For hardware design engineers and R&D managers fast-tracking complex assemblies, moving from CAD to low-volume production is a high-stakes balancing act. Choosing between multi-axis CNC machining and polyurethane vacuum casting isn’t just about the lowest price per part—it dictates your prototype's structural integrity, dimensional accuracy, and testing success.
Before diving into the technical selection criteria, it is essential to look at the underlying physics of each manufacturing process.
CNC (Computer Numerical Control) machining is a subtractive method where computerized systems drive cutting tools to remove material from a solid block. At Dadesin, this is split into two specialized operations:
CNC Milling Services: The material remains stationary or secured in a vise while multi-axis cutting tools rotate at high speeds to sculpt complex, prismatic shapes like enclosures, brackets, and manifold blocks.
CNC Turning Services: The raw material rotates at high speeds on a lathe spindle while a stationary cutting tool profiles the exterior or interior bored holes. This is the definitive choice for concentric parts, shafts, and custom threaded fittings.
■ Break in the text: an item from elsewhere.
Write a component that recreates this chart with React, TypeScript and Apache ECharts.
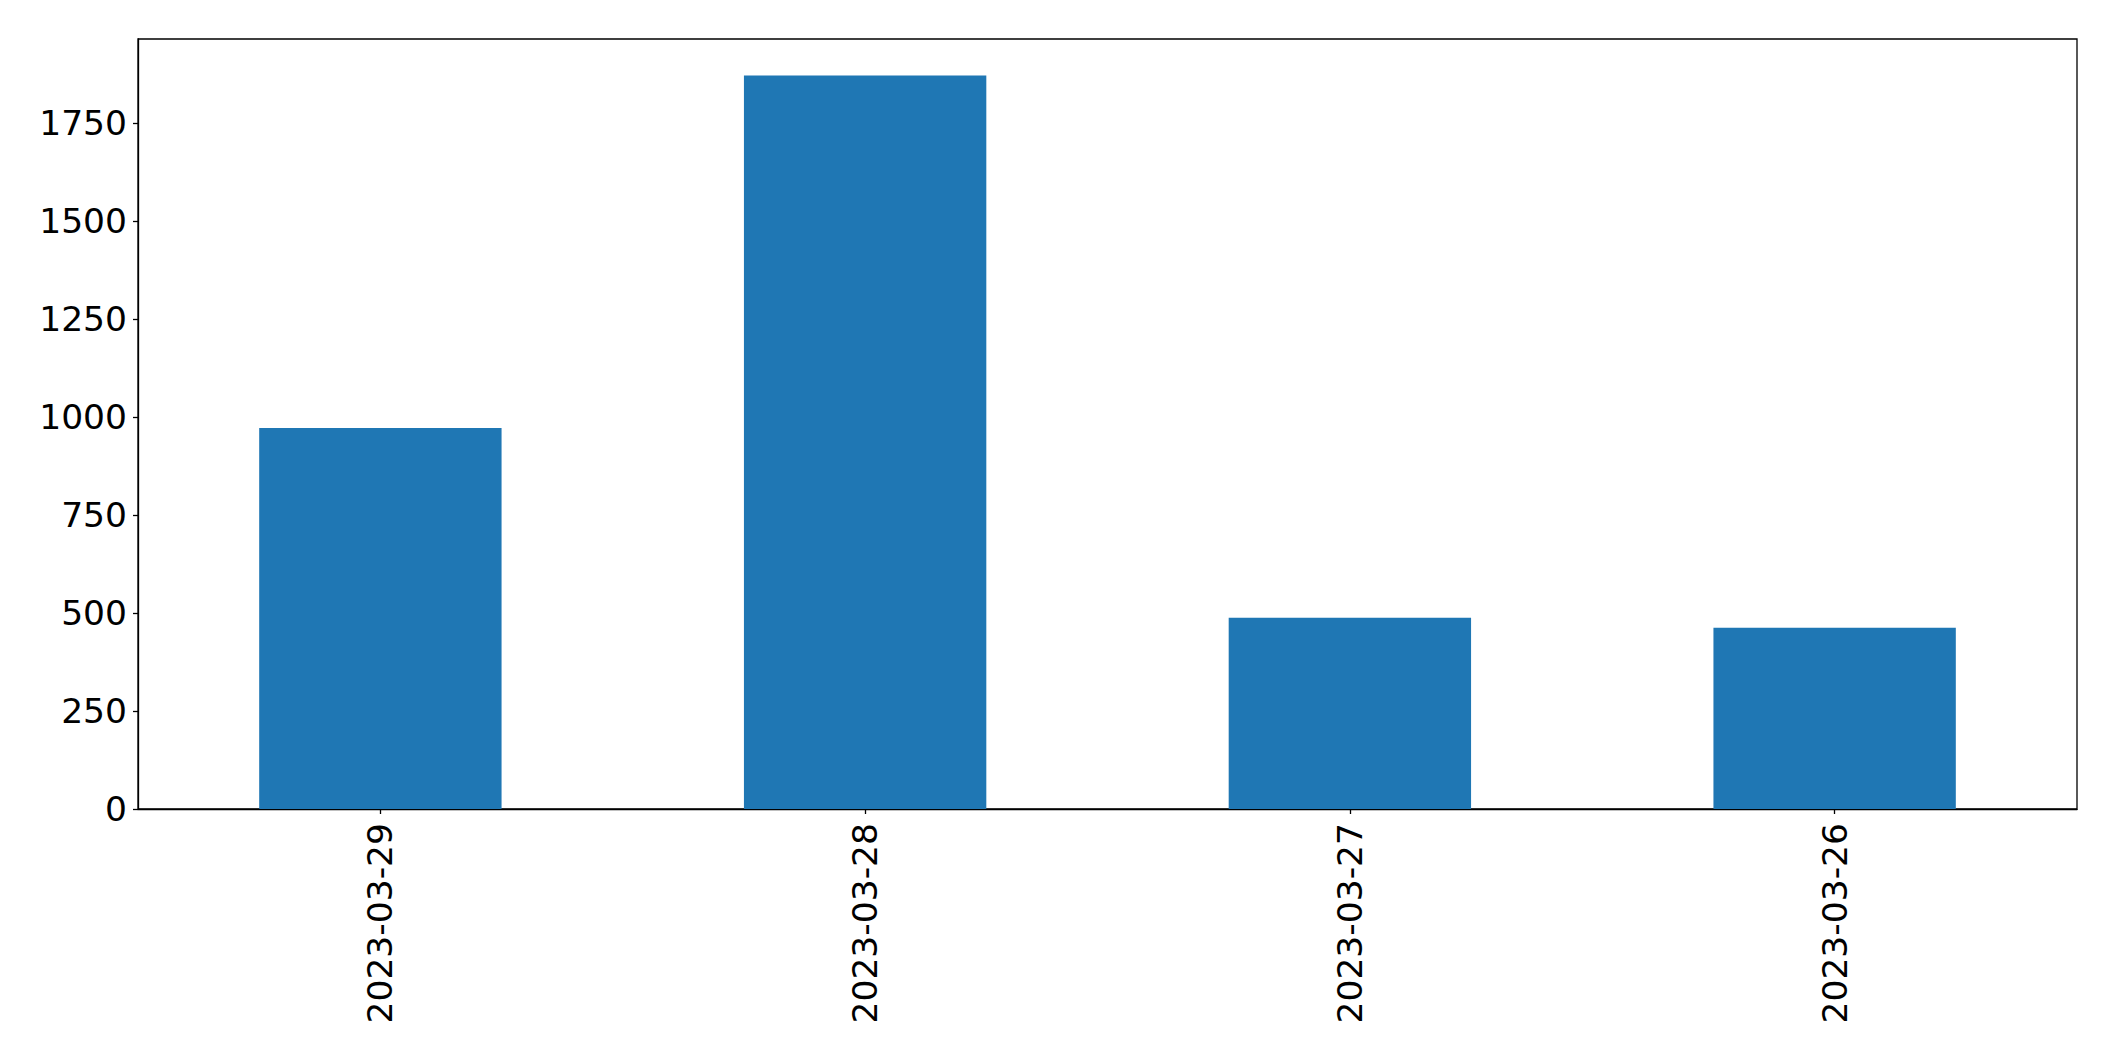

Vacuum casting, also known as polyurethane or urethane casting, is a replication method. First, a high-precision master pattern is created using stereolithography (SLA) 3D printing or high-speed CNC milling. This pattern is suspended in liquid silicone rubber, which cures to form a flexible mold.
Once cut open and the master pattern is removed, the remaining cavity is placed in a vacuum chamber. Liquid polyurethane resin is poured into the mold under a vacuum to prevent air bubbles, creating an exact replica of the original part.
To streamline your manufacturing analysis, the table below highlights the critical engineering differentials between multi-axis CNC machining and polyurethane vacuum casting.
|
Technical Parameter |
CNC Machining (Milling & Turning) |
Vacuum Casting (Urethane Casting) |
|
Standard Tolerance |
±0.02mm to ±0.05mm (High Precision) |
±0.2mm to ±0.3mm per 100mm |
|
Material Options |
Genuine metals (Al 6061/7075, Steel, Brass) & plastics (PEEK, POM, PTFE) |
Polyurethane resins mimicking ABS, PC, PMMA, or Elastomers |
|
Mechanical Properties |
Isotropic strength, maximum structural density |
Simulates production plastics; lower tensile and impact strength |
|
Thread & Inserts |
Directly cut or milled high-precision native threads |
Requires knurled brass inserts overmolded during casting |
|
Optimal Batch Size |
1 to 10 parts (Rapid Turn) or scaled production |
10 to 50 parts per silicone mold cavity |
|
Surface Finish |
As-machined (Ra 1.6-3.2 um), bead blasted, anodized |
Directly replicates the texture of the master pattern |
While both processes hold a valuable position in product lifecycles, CNC machining remains the undisputed benchmark for high-performance engineering applications. This superiority stems from fundamental physical advantages:
The Material Fidelity Principle: CNC machining utilizes raw, mill-certified, continuously extruded blocks of engineering alloys and polymers. These solids possess predictable, isotropic material characteristics. Vacuum-cast resins, conversely, rely on a cross-linking chemical reaction that often suffers from micro-porosity, reduced thermal deflection limits, and a tendency to degrade or warp under environmental and mechanical stress.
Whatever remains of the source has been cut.